Dort herrscht, wie es gerade angezeigt ist, Klassenkampf – zwischen einem oligarchisch organisierten reichen Stadtstaat und den Bewohnern eines drogenüberfluteten Untergrunds, Parteien, die ihrerseits in konkurrierende Gruppen zerfallen. Oben, in Piltover, müssen sich zwei Hightech-Wizards mit der Frage beschäftigen, ob ihre Gesellschaft reif ist für die Kräfte, die sie entfesseln könnten (ungefähr das Problem der Leute um Robert Oppenheimer). Unten in Zhaun strebt ein gnadenloser Warlord nach Autonomie.

»Arcanes« emotionales Kraftfeld aber wird von Frauen erzeugt: zwei früh verwaisten liebenden Schwestern, die im Ghetto der »Lanes« von einem Kneipier großgezogen wurden und im Verlauf der Geschichte in tragische Konfrontation geraten. Die taffe Vi und die von Selbstzweifeln geplagte jüngere Powder, später Jinx, sind beliebte LoL-Champions – Uneingeweihte dürften ihre Freude haben an Vis kinetischer Energie, der kreativen Psychose von Jinx. Und wenn sich zwischen Vi und einer zugeknöpften Soldatin aus der Oberstadt eine Beziehung entwickelt – »You're hot, cupcake« –, kriegt »Arcane« hin, womit sich Hollywoods Superheldenfilme immer noch schwertun: eine Queerness, eine Diversität, die zwanglos wirkt.

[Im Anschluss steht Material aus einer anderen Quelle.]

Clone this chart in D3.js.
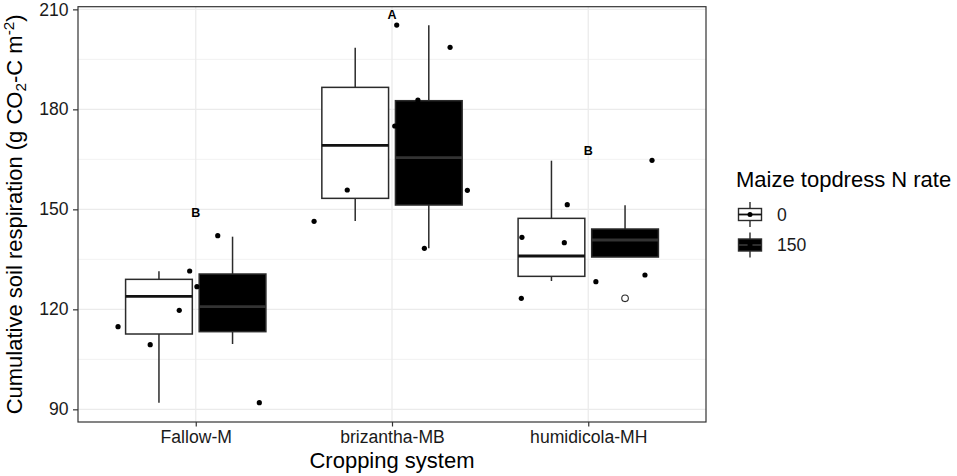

Das eigentlich Atemberaubende aber ist die Optik: eine Kombination aus 2D und 3D, aufwendiger Handzeichnung und Computergrafik, zugleich vital und verspielt, glamourös und unperfekt, voller Überraschungen. Die Gesichter sind schattiert und so beweglich, als handle es sich um Motion Capture, aber da gibt es auch diese übergroßen, mit Highlights versehenen Anime-Augen. Die Action kommt explosiv mit Neonfarben daher, Hintergründe wirken malerisch wie impressionistische Gemälde. Entstanden ist dieser Look, der selbst Animationsfans verwirrt – schließlich gibt es Software, die handmade simulieren kann – in dem französischen Studio Fortiche, das bereits die Musikvideos von Riot Games animiert hat. An »Arcane« wurde, mit organisatorischer und dramaturgischer Unterstützung von Netflix, lange liebevoll gebastelt, das sieht man. Und es ist, wie der brutale Cliffhanger annonciert, nur der Anfang. Die multimediale, transnationale »League of Legends«-Marke, so der schurkische Plan von Riot Games, soll das Marvel-Disney-Imperium angreifen und die Weltherrschaft übernehmen. Ist gar nicht mal so weit hergeholt.